Театральные эффекты
До «Ретро» ей не хватало сцены и внимания зрителей. Может быть, поэтому театральные эффекты наполняли всю ее жизнь. «Ах, какое зеркало!» – сто раз всплескивала она руками, заходя в один и тот же коридор на Чайковского. Мнение о результате будущего футбольного матча произносилось как вердикт римского сенатора, а тост за столом звучал пафосно, как финальная строка сонета Шекспира.
Она любила не только реплики, но и театральное действие в жизни. Как-то вместо очередного застолья учудила маскарад с переодеванием в Мариины шелковые японские кимоно, пением и танцами. Один из ярких примеров такой театрализации – ее издевательства надо мной, вегетарианцем.
В начале 80-х я увлекся восточной мистикой, затем основательно погрузился в вегетарианство и следовал ему очень строго, даже фанатично. В жизни это создавало массу проблем и комичных ситуаций. Одним из бриллиантов в коллекции нелепых положений стали праздничные застолья на Чайковского.

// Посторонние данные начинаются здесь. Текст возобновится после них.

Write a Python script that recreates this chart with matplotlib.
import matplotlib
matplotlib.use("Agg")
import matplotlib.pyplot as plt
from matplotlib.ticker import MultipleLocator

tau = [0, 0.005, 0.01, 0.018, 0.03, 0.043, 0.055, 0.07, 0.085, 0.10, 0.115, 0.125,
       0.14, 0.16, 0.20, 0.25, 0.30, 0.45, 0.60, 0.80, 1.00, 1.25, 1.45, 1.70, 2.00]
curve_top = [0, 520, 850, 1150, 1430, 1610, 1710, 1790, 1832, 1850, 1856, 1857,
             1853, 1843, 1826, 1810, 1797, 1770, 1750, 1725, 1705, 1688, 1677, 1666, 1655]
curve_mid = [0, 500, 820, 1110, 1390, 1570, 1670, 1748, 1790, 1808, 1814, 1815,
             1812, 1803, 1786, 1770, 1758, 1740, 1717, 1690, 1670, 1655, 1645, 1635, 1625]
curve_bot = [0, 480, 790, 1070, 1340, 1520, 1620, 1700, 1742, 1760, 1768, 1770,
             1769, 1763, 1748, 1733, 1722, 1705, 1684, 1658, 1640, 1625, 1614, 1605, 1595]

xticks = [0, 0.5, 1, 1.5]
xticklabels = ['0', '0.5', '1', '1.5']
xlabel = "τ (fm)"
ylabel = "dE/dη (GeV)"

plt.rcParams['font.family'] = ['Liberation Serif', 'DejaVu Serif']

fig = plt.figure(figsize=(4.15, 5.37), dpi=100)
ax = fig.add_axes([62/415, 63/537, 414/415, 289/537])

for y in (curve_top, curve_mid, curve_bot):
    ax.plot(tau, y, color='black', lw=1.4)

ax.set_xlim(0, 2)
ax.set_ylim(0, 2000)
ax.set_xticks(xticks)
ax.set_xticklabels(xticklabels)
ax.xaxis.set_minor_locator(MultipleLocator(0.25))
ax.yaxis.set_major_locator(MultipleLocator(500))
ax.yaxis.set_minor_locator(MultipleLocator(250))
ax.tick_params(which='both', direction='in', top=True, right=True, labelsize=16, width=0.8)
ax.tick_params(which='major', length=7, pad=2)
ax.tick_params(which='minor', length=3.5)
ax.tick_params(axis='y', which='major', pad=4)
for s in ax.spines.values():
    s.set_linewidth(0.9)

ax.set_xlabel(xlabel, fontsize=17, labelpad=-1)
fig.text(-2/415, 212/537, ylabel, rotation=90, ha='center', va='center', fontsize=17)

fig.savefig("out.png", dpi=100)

Представьте стол на тридцать пять персон, накрытый белой скатертью, прекрасно сервированный и уставленный без просветов блюдами с домашней бужениной, шеей, языком, тушеной уткой и другой птицей, осетриной, красной рыбой, созвездием салатов, начиная с оливье и «шубы» и заканчивая греческим и «мимозой». Над блюдами возвышались группами бутылки коньяка и водки, шампанского и марочного вина. А вокруг них толпились маленькие тарелочки с закуской: маринованными грибами, тресковой печенью, икрой и соленьями.
Среди этой роскоши, в окружении шумно пирующих гостей одиноко сидел я и тоскливо грыз сворованный из блюда с мясом листик зеленого салата. Тоскливо мне было не потому, что я терпел муки обезоруженного гурмана. Меня все эти чудеса поварского искусства не трогали. Но я предчувствовал, точнее знал наверняка, что в покое меня не оставят.
И вот ко мне подсаживалась Дора и начинала меня кормить. Она нежно, по-матерински предлагала съесть ломтик сочного мяса или, на худой конец, красной рыбки и выпить стопку коньяку. Предложение Дора делала ласково и мягко, но использовала при этом возможности сценического голоса, и ее слова разлетались над всем столом. И стол, то есть все сидящие за ним, начинали прислушиваться. Далее разворачивался акт комедии или драмы (для кого как), в котором Дора заботливо старалась меня потчевать, одновременно не без ехидства комментируя мои неуклюжие и мрачные попытки отвертеться и рассуждая о том, до чего такой образ жизни может довести бледного и исхудавшего мальчика.
Сцена продолжалась долго, с вариациями блюд и комментариев, и заканчивалась обычно тем, что я был совершенно непрошибаем и Доре возиться со мной надоедало.
В зале суда
Но у театрального действа мог быть и другой масштаб.
Во время судебного процесса над Иосифом Бродским на одном из заседаний Дора, вне себя от возмущения, вскочила и начала громко протестовать с места, требуя справедливости. За нарушение общественного порядка милиционеры вывели ее из зала суда. В этом было тоже что-то театральное. Но виделось и нечто другое, если учесть, что она была единственная, кто по-настоящему не испугался.
Я нашел этот эпизод в одной из известных стенограмм судебных заседаний. Знаю, что многие знакомые и друзья боялись приходить на суд. Не зря боялись. Можно было остаться без работы и с «волчьим билетом», превратившись в одночасье из уважаемого врача, ведущего инженера или доктора наук в дворника или кочегара, без шанса когда-нибудь сменить профессию. При этом светила замечательная перспектива жить далее без друзей и знакомых, в полной изоляции, не имея при этом возможности покинуть страну.
В 1964 году, когда шел процесс над Бродским, люди входили в зал суда с ощущением, как будто идут по тонкому льду, который может в любой момент проломиться под ногами. В высшей степени опасным казалось это пространство свидетелям защиты.
Я знаю, что в семье обсуждался вопрос, кому не стоит идти на суд. Это был сложный момент, особенно для людей, имевших положение: вопрос соотнесения здравого смысла, совести и зрелости отношений одновременно. Решение о том, что Борис и мой отец не должны туда ходить, было практически общесемейным. Среди знакомых осмеливались прийти в основном те, кому терять особенно было нечего. Из родственников постоянно присутствовали сестры; естественно, Мария и Александр Иванович прошли всю эту пытку молча, от начала и до конца.
Дора ходила на все заседания. «Засветившись» на суде, она сильно рисковала навсегда быть отлученной от театра, но повезло, так или иначе, ей это сошло с рук.